As to the business side, that seems conclusive. Compare the air fares available between the destinations cited above and, despite low-cost airlines flying to some, examples of the cheapest return fare bookable at 10 days’ notice (below) show very adequate margins:
In a third of the cases, no direct flights are available, which puts fast rail at a speed advantage too. For the rest, standard return fares of around £200 from the Midlands and £250 from Scotland/North would make them competitive with the air alternative, while the option for luxurious facilities that would justify a true 1st Class service at less than the £750 typically charged by major air carriers.
Assuming an eight carriage sleeper train (two of which are 1st class) gives a potential revenue of some £40,000 in revenue per train. Extrapolating a year’s revenue for the ten trains described above at average 50% loading gives a rough turnover of £45m each year, even allowing one night per week (Saturday) with no trains for track maintenance.
Given Eurostar’s revenues of around £675m, an enhancement of 7% in payments for use of HS1/Chunnel would change its finances and point the way for a far easier integration of UK business outside of London with its Continental partners. And all that would be based on switching only 25% of those using airlines to travel from the Midlands/Scotland.
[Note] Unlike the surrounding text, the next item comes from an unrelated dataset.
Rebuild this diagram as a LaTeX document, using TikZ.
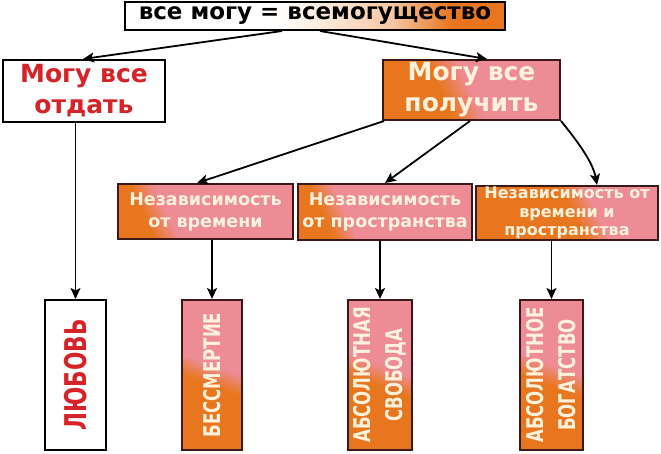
\documentclass[tikz,border=0pt]{standalone}
\usepackage{fontspec}
\setmainfont{DejaVu Sans}
\newfontfamily\condf[FakeStretch=0.72]{DejaVu Sans}
\usetikzlibrary{arrows.meta}
\definecolor{myor}{RGB}{232,118,30}
\definecolor{mypk}{RGB}{238,140,150}
\definecolor{bord}{RGB}{60,25,25}
\definecolor{myred}{RGB}{215,35,40}
\definecolor{cream}{RGB}{255,242,220}
\pgfdeclarehorizontalshading{orpkM}{100bp}{color(0bp)=(myor); color(40bp)=(myor); color(50bp)=(mypk); color(100bp)=(mypk)}
\pgfdeclarehorizontalshading{orpkV}{100bp}{color(0bp)=(myor); color(46bp)=(myor); color(54bp)=(mypk); color(100bp)=(mypk)}
\pgfdeclarehorizontalshading{orpkL}{100bp}{color(0bp)=(myor); color(29bp)=(myor); color(37bp)=(mypk); color(100bp)=(mypk)}
\pgfdeclarehorizontalshading{orpkR}{100bp}{color(0bp)=(myor); color(52bp)=(myor); color(60bp)=(mypk); color(100bp)=(mypk)}
\pgfdeclarehorizontalshading{wtor}{100bp}{color(0bp)=(white); color(45bp)=(white); color(60bp)=(myor!40); color(68bp)=(myor); color(100bp)=(myor)}
\begin{document}
\begin{tikzpicture}[x=1pt,y=-1pt,
  box/.style={draw=bord, line width=2pt, inner sep=0pt, align=center},
  topbox/.style={box, draw=black, shading=wtor, text=black,
    font=\bfseries\fontsize{23}{24}\selectfont},
  wbox/.style={box, draw=black, fill=white, text=myred,
    font=\bfseries\fontsize{25}{31}\selectfont},
  obig/.style={box, shading=orpkM, shading angle=25, text=cream,
    font=\bfseries\fontsize{25}{31}\selectfont},
  ind/.style={box, shading=orpkL, shading angle=25, text=cream,
    font=\bfseries\fontsize{17.5}{22}\selectfont},
  vbox/.style={box, minimum height=150pt, shading=orpkV, shading angle=70},
  vtext/.style={rotate=90, inner sep=0pt, align=center, text=cream,
    font=\condf\bfseries\fontsize{23}{32}\selectfont},
  arr/.style={-{Stealth[length=11pt,width=10pt,inset=2.5pt]}, line width=1.8pt, black},
]
\useasboundingbox (0,0) rectangle (661,453);
\fill[white] (0,0) rectangle (661,453);

\node[topbox, minimum width=380pt, minimum height=28pt] (T) at (315,16) {все могу = всемогущество};
\node[wbox, minimum width=162pt, minimum height=62pt] (A) at (84,91) {Могу все\\отдать};
\node[obig, minimum width=177pt, minimum height=60pt] (B) at (471.5,90) {Могу все\\получить};

\node[ind, minimum width=175pt, minimum height=55pt] (I1) at (205.5,211.5) {Независимость\\от времени};
\node[ind, minimum width=174pt, minimum height=56pt] (I2) at (385,212) {Независимость\\от пространства};
\node[ind, shading=orpkR, minimum width=182pt, minimum height=54pt,
  font=\bfseries\fontsize{16}{18.5}\selectfont] (I3) at (567,213) {Независимость от\\времени и\\пространства};

\node[box, draw=black, fill=white, minimum width=61pt, minimum height=150pt] (V1) at (75.5,375) {};
\node[vtext, text=myred, font=\condf\bfseries\fontsize{30}{31}\selectfont] (V1t) at (V1.center) {ЛЮБОВЬ};
\node[vbox, minimum width=60pt] (V2) at (212,375) {};
\node[vtext] (V2t) at (V2.center) {БЕССМЕРТИЕ};
\node[vbox, minimum width=64pt] (V3) at (380,375) {};
\node[vtext] (V3t) at (V3.center) {АБСОЛЮТНАЯ\\СВОБОДА};
\node[vbox, minimum width=63pt] (V4) at (551.5,375) {};
\node[vtext] (V4t) at (V4.center) {АБСОЛЮТНОЕ\\БОГАТСТВО};

\draw[arr] ([xshift=-33pt]T.south) -- ([xshift=-1pt]A.north);
\draw[arr] ([xshift=5pt]T.south) -- ([xshift=15.5pt]B.north);
\draw[arr] ([xshift=2pt]B.south west) -- ([xshift=-8.5pt]I1.north);
\draw[arr] ([xshift=-1.5pt]B.south) -- (I2.north);
\draw[arr] (B.south east) .. controls +(18,22) and +(-4,-22) .. ([xshift=30pt]I3.north);

\draw[arr] (V1.north |- A.south) -- (V1.north);
\draw[arr] (V2.north |- I1.south) -- (V2.north);
\draw[arr] (V3.north |- I2.south) -- (V3.north);
\draw[arr] (V4.north |- I3.south) -- (V4.north);
\end{tikzpicture}
\end{document}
Once a UK government realises the short-sightedness of zero VAT and duty on aviation fuel, the gamble on air traffic as sole mainstay of UK Continental interactions outside of London will become even more obvious. Once ‘regional’ service is proved with the above, the folly of assuming everyone changes in London will be exposed and interchange points like Willesden and Stratford (as connected as St Pancras but much less crowded) will become popular with Londoners too.